In late September, the Federal Highway Administration (FHWA) reinstated, on a temporary basis, a requirement that states account for on-road greenhouse gas emissions (GHG) when planning transportation improvement projects. On Oct. 5, FHWA proposed a rulemaking to formally repeal the measure with a goal of finalizing it by spring 2018. FHWA pointed out that a GHG measure is not required by statute and is a burdensome and an unnecessary addition to the planning review. FHWA limited the comment period to 30 days in an effort to eliminate this requirement before states would be required to implement it.
As previously reported by AGC, FHWA had announced in May 2017 that it would suspend a requirement for states to develop performance measurements for tracking GHG emissions for federal-aid highway projects; the requirement is part of a larger rulemaking establishing new performance measurement standards, as required under provisions of the 2012 and 2015 transportation authorization legislation. AGC supported this decision, as it tracked AGC’s lengthy comment letter to FHWA, in which AGC questioned FHWA’s legal authority (under the transportation bills) to require GHG emissions to be measured for highway performance and detailed the many reasons why this would not be a good idea.

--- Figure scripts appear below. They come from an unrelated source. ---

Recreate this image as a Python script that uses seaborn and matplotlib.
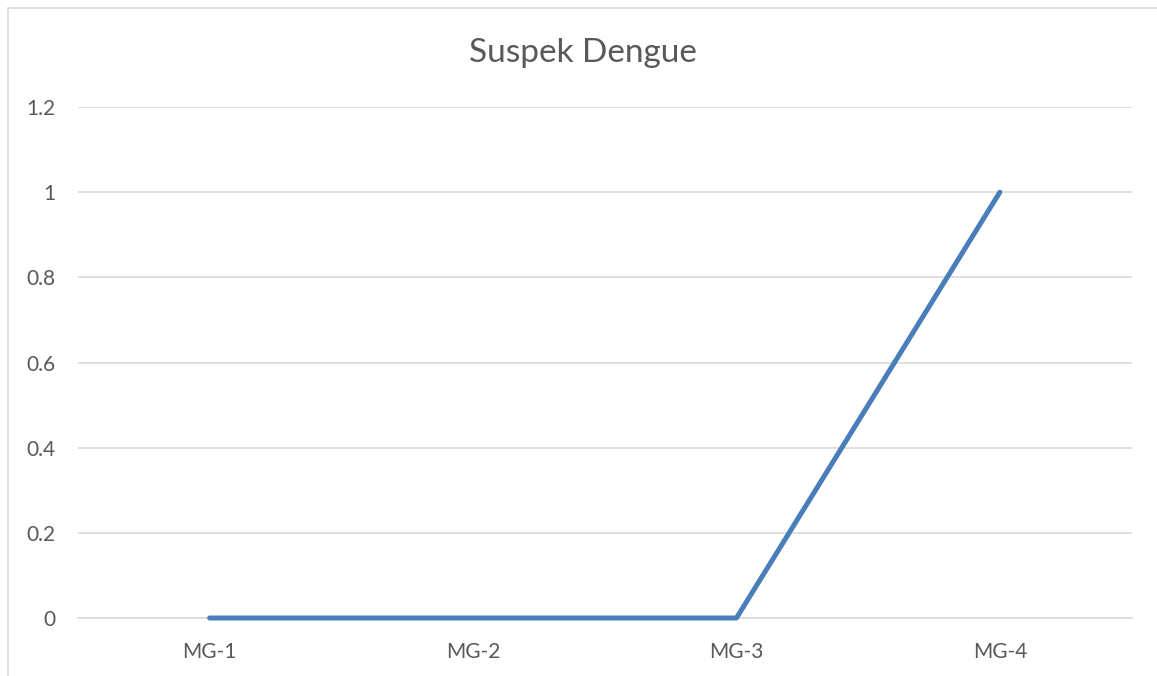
import pandas as pd
import matplotlib
matplotlib.use("Agg")
import matplotlib.pyplot as plt
from matplotlib.patches import Rectangle
import seaborn as sns

# data
groups = ["MG-1", "MG-2", "MG-3", "MG-4"]
cases = [0, 0, 0, 1]
yticks = [0, 0.2, 0.4, 0.6, 0.8, 1, 1.2]
ytick_labels = ["0", "0.2", "0.4", "0.6", "0.8", "1", "1.2"]

df = pd.DataFrame({"group": groups, "cases": cases})

sns.set_style("white")
plt.rcParams["font.family"] = ["Lato", "DejaVu Sans"]

fig = plt.figure(figsize=(11.57, 6.76), dpi=100)
ax = fig.add_axes([0.0674, 0.0858, 0.9106, 0.7559])

sns.lineplot(data=df, x="group", y="cases", ax=ax, color="#4a7ebb",
             linewidth=3.6, sort=False, solid_capstyle="round",
             clip_on=False, zorder=5)

ax.set_xlim(-0.5, 3.5)
ax.set_ylim(0, 1.2)
ax.set_yticks(yticks)
ax.set_yticklabels(ytick_labels)
ax.grid(axis="y", color="#d9d9d9", linewidth=1.2)
ax.set_axisbelow(True)
for s in ["top", "right", "left"]:
    ax.spines[s].set_visible(False)
ax.spines["bottom"].set_color("#d9d9d9")
ax.spines["bottom"].set_linewidth(1.2)
ax.spines["bottom"].set_zorder(1)
ax.tick_params(axis="both", length=0, labelsize=15, colors="#595959")
ax.tick_params(axis="y", pad=16)
ax.tick_params(axis="x", pad=17)
ax.set_xlabel("")
ax.set_ylabel("")

fig.text(0.504, 0.921, "Suspek Dengue", ha="center", va="center",
         fontsize=24, color="#595959")

# outer chart border (cropped on the right and bottom)
fig.patches.append(Rectangle((8 / 1157, -0.05), 1.1, 1 - 8 / 676 + 0.05,
                             transform=fig.transFigure, fill=False,
                             edgecolor="#d9d9d9", linewidth=1.2))

fig.savefig("out.png", dpi=100)
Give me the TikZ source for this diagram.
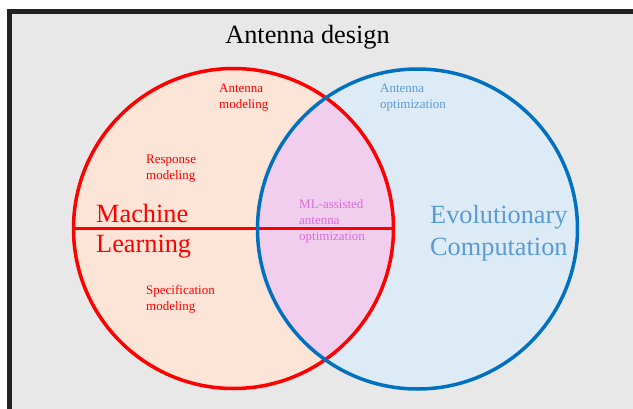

A group of states filed a lawsuit challenging FHWA’s indefinite delay of the GHG measure, as part of the transportation project planning process. The plaintiffs, including California, Iowa, Maryland, Massachusetts, Minnesota, Oregon, Vermont and Washington, challenged the Administration’s authority to drop the rule as a violation of the Administrative Procedures Act, which establishes how Federal agencies are to adopt rules. FHWA decided to lift the suspension of the GHG performance standard to evade the lawsuits from states and environmental groups.